In his recent book of essays Charles Taylor discusses poetry and resonance. This reflects his long standing interest in how “speech, linguistic expression, makes things exist for us in a new mode, one of awareness or reflection” (pg 56). What does this mean? It is a rejection of the view that words acquire meaning by designating things we already experience. It is an assertion that words make new experiences possible:
Well, wind would be there for us, even if we had remained pre-linguistic animals; we might seek shelter from it. And breathing would be there, as we gasp for breath running.
But spirit? Not that gift, that rushing, that onset of strength to reach for something higher, something fuller. This sense of the force of the incomparably higher only takes shape for us in the name. Spirit enters our world through language; its manifestation depends on speech. (pg 57)
On this view, poetry comes to be seen as performative, possessed of a capacity to create new meanings through establishing new symbols. What is at stake here is the “poet’s straining to find the right word” (pg 57) and what this ‘rightness’ constitutes. Is it a circumvention of linguistic constraints in a subjectively pleasing format?
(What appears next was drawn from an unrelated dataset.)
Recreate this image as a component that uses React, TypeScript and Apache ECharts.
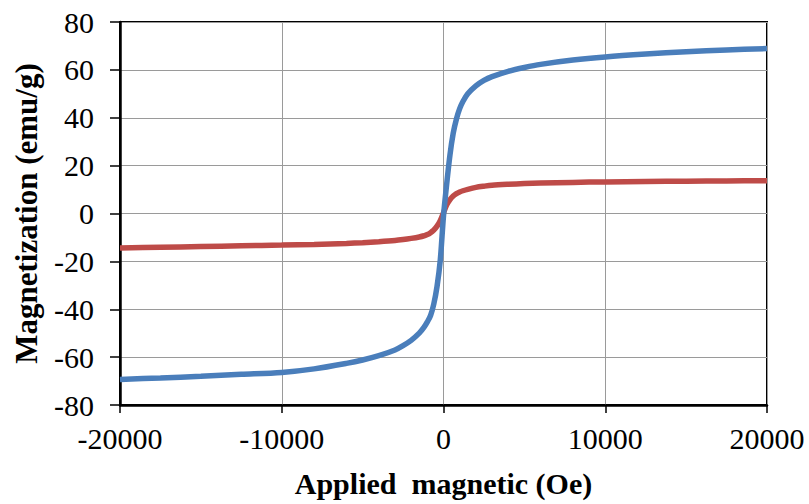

Is it an experience transcending language but nonetheless inner? Is it human nature or the human condition? Is it God?
Taylor sees modern poetics as existing between subjectivism and objectivism, understanding its goal as being “to manifest hitherto inaccessible reality and possibilities of being” (pg 58). This sees poetry as an event, in which words open up contact with something higher or deeper, making something manifest that was not previously present. Previous speech or experience prepares us for these possibilities, manifesting in actuality as resonance: “this new word resonates in/for us; that the word reveals what it does is also a fact about us, even though it is more than this” (pg 60). It speaks to us because of those aspects of our character which are not just part of us but present in others as well.
However modernity poetry does not (could not?) make reference to established public meanings in the manner of earlier poetic traditions. This creates the possibility of ‘opening new paths’ and ‘setting free new realities’ but also the risk that “language may go dead, flat, become routinized, a handy tool of reference, a commonplace, like a dead metaphor, just unthinkingly invoked” (pg 60). The possibility of resonance rests on the contrast between ordinary descriptive speech and poetic language. If this disjuncture is lost then so is resonance, with poetic expression becoming mere word play in the face of the everyday. In such a case, we lose something communal because “the resonances which matters are those which link speaker and hearer, writer and readers, and eventually (perhaps) whole communities” (pg 61).